The request:
For each line of the data below that holds "this", copy the line.

Listing:
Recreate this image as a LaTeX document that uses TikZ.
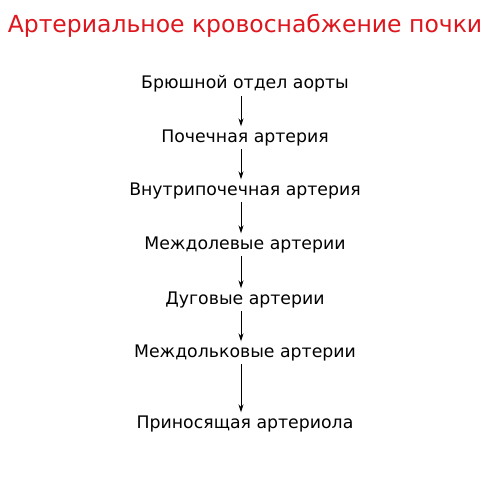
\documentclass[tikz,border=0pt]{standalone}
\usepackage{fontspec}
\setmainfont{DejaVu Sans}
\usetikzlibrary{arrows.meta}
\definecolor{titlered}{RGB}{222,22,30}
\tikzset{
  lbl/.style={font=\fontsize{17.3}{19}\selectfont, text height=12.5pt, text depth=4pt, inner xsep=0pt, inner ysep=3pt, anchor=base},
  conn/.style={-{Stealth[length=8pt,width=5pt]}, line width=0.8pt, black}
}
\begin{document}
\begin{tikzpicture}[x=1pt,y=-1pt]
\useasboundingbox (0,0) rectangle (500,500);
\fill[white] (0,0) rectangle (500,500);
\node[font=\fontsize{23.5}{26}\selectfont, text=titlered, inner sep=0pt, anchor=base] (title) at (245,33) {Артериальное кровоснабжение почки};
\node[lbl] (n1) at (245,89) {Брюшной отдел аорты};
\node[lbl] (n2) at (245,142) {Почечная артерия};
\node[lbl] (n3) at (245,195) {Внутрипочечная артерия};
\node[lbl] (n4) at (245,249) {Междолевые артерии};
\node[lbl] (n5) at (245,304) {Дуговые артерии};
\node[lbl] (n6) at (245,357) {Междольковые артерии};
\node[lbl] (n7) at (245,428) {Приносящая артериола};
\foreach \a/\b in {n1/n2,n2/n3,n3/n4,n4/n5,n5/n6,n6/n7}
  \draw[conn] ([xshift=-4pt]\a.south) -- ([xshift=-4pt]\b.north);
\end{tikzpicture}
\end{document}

...

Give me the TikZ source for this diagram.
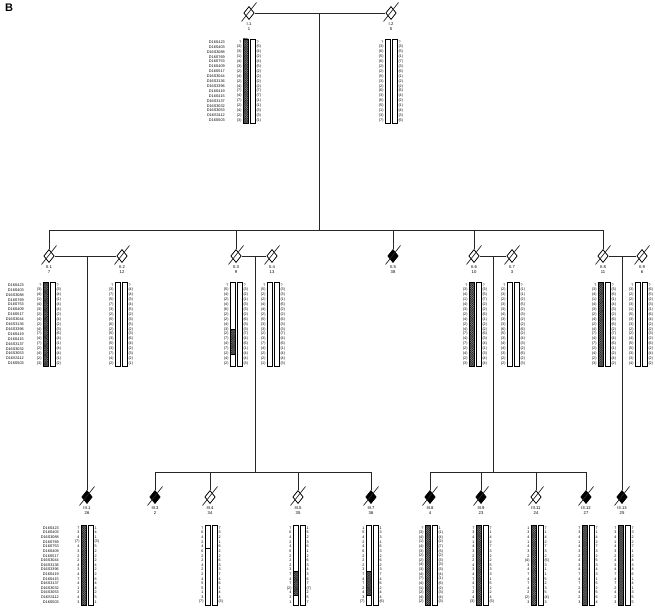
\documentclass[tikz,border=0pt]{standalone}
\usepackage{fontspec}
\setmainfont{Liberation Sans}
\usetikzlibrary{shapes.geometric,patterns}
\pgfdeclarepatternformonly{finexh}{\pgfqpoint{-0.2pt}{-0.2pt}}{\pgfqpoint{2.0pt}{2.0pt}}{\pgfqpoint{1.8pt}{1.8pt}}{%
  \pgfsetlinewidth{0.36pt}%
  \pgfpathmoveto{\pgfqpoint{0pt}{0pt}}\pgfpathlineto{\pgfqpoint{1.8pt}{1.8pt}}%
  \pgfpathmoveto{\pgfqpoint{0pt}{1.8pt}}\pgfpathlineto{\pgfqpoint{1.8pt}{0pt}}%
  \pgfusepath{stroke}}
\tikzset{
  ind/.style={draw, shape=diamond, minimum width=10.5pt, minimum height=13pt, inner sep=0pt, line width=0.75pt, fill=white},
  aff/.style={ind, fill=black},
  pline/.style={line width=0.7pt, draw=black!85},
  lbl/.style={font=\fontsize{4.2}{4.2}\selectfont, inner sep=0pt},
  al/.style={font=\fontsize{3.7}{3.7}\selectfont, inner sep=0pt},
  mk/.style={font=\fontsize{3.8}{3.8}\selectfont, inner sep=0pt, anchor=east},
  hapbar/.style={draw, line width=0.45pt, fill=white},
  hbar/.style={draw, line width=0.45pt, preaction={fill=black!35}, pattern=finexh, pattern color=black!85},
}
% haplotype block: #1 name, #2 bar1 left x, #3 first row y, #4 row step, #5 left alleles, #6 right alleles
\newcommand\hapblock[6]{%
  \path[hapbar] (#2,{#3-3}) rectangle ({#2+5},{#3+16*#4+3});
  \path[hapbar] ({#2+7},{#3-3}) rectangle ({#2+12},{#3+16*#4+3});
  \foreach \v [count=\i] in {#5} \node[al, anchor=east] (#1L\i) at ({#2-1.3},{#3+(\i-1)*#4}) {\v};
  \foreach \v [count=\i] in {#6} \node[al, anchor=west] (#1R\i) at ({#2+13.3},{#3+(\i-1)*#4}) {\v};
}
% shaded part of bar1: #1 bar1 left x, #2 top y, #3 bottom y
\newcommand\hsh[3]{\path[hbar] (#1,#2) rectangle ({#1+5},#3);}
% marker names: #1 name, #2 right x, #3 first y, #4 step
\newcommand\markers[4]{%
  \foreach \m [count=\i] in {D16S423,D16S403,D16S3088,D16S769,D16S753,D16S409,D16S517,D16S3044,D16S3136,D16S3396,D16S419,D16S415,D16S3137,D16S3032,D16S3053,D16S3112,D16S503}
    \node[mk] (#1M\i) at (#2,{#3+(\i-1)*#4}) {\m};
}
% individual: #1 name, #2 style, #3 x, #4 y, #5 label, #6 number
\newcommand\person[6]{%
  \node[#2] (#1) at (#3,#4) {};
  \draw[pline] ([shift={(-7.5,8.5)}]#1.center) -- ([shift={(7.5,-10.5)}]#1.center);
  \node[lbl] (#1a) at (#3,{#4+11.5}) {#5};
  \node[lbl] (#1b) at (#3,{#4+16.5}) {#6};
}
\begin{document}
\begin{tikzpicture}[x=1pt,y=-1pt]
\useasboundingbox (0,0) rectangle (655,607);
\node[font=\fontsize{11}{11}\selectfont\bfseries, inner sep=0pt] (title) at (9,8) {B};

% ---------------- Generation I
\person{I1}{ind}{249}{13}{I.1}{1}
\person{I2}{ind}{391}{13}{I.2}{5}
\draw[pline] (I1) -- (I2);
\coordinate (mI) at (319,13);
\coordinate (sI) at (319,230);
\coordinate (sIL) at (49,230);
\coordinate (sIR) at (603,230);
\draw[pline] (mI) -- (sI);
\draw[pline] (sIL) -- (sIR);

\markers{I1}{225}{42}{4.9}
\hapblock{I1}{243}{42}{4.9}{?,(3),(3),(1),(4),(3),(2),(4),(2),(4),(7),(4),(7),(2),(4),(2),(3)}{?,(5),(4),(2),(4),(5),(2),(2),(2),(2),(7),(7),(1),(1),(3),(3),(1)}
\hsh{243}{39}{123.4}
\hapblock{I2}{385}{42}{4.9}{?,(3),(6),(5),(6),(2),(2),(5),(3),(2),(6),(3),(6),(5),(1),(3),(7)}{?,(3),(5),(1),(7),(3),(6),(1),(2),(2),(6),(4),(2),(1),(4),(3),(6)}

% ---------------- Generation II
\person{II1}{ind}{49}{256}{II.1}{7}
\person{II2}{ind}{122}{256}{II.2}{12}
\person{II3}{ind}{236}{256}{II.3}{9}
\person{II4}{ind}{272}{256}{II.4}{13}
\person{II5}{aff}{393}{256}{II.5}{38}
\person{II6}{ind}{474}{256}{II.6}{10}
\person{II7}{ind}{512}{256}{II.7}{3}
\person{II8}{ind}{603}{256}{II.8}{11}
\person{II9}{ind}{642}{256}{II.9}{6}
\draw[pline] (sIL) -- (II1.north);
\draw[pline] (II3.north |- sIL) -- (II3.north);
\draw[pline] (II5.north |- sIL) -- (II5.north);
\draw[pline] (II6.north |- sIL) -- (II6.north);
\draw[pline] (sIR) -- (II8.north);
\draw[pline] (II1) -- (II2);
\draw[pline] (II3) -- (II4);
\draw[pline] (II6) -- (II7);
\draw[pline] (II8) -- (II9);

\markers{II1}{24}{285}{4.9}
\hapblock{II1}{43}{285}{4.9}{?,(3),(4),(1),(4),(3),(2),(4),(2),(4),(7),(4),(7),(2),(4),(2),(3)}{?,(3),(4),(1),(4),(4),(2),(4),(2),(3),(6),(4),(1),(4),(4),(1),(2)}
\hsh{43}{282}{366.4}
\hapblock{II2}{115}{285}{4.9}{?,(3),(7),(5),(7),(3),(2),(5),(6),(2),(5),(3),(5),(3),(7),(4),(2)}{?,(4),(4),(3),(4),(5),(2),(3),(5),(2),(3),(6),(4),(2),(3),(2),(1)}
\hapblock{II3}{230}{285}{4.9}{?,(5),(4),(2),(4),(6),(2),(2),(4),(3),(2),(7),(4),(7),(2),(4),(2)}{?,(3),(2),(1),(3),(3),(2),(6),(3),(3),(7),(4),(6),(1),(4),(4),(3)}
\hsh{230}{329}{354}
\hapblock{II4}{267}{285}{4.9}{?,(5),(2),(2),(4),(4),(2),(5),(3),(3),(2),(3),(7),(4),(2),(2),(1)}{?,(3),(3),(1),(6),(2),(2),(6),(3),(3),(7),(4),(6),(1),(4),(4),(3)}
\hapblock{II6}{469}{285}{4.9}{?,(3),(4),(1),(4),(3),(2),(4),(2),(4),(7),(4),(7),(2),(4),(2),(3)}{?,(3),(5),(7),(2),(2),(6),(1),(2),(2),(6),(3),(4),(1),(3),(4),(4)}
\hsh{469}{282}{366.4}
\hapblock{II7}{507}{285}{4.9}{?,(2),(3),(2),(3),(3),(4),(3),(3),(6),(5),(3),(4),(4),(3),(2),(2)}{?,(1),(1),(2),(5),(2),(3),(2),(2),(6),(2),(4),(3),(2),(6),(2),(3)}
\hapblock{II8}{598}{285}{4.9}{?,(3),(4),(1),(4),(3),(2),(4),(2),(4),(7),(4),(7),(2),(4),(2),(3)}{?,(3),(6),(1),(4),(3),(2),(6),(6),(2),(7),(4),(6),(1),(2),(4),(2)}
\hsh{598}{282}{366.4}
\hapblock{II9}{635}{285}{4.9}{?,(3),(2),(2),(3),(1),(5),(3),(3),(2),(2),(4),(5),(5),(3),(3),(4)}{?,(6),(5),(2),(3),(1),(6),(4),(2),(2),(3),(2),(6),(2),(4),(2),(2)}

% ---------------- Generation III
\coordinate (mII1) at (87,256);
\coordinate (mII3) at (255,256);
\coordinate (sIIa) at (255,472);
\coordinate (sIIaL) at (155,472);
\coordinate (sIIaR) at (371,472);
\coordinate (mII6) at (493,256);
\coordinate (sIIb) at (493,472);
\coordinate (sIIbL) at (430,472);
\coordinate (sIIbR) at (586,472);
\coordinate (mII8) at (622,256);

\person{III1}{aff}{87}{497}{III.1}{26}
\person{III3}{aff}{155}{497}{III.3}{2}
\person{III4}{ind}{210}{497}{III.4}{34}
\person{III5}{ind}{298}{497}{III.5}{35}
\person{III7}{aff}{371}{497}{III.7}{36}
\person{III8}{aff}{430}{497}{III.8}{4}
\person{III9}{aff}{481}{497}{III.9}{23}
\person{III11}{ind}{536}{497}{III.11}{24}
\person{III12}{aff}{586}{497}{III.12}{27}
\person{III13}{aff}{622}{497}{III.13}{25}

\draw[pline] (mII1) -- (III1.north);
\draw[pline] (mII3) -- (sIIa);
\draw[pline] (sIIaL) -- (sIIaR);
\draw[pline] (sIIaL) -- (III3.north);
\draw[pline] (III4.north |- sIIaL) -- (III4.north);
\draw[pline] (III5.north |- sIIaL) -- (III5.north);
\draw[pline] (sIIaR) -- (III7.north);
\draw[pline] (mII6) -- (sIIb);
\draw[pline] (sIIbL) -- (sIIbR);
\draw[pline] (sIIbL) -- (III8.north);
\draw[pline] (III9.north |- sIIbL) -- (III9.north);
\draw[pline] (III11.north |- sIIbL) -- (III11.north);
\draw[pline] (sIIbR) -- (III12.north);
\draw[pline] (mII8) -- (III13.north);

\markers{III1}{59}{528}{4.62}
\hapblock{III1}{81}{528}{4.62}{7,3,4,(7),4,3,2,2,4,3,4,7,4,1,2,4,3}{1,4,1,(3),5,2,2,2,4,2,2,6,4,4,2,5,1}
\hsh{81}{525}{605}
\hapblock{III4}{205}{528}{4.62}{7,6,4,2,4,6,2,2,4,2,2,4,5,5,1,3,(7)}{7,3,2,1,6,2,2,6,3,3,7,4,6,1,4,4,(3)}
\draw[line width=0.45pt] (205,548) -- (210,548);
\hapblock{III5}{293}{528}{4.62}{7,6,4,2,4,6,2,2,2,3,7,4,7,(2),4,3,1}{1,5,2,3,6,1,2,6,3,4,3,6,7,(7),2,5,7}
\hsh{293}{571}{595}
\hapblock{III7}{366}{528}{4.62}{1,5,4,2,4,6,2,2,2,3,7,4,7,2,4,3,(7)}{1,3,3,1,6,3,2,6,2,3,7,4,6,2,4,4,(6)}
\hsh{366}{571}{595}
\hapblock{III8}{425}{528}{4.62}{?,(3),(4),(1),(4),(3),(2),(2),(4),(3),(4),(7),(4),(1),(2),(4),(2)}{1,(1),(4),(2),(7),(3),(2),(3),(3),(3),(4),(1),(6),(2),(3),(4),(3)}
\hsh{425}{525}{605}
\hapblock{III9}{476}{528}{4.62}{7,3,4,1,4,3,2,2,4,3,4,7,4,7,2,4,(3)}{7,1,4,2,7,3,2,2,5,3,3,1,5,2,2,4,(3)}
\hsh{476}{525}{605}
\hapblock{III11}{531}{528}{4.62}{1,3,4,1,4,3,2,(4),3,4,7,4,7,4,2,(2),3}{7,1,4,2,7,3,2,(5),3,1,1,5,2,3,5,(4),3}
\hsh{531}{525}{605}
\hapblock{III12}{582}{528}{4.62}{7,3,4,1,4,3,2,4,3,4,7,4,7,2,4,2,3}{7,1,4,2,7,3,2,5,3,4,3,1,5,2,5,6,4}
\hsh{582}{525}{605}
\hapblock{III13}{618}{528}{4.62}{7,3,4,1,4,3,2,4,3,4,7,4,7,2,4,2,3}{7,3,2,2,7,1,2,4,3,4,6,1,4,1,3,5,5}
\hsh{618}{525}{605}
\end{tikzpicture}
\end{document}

Result:
Recreate this image as a LaTeX document that uses TikZ.
Give me the TikZ source for this diagram.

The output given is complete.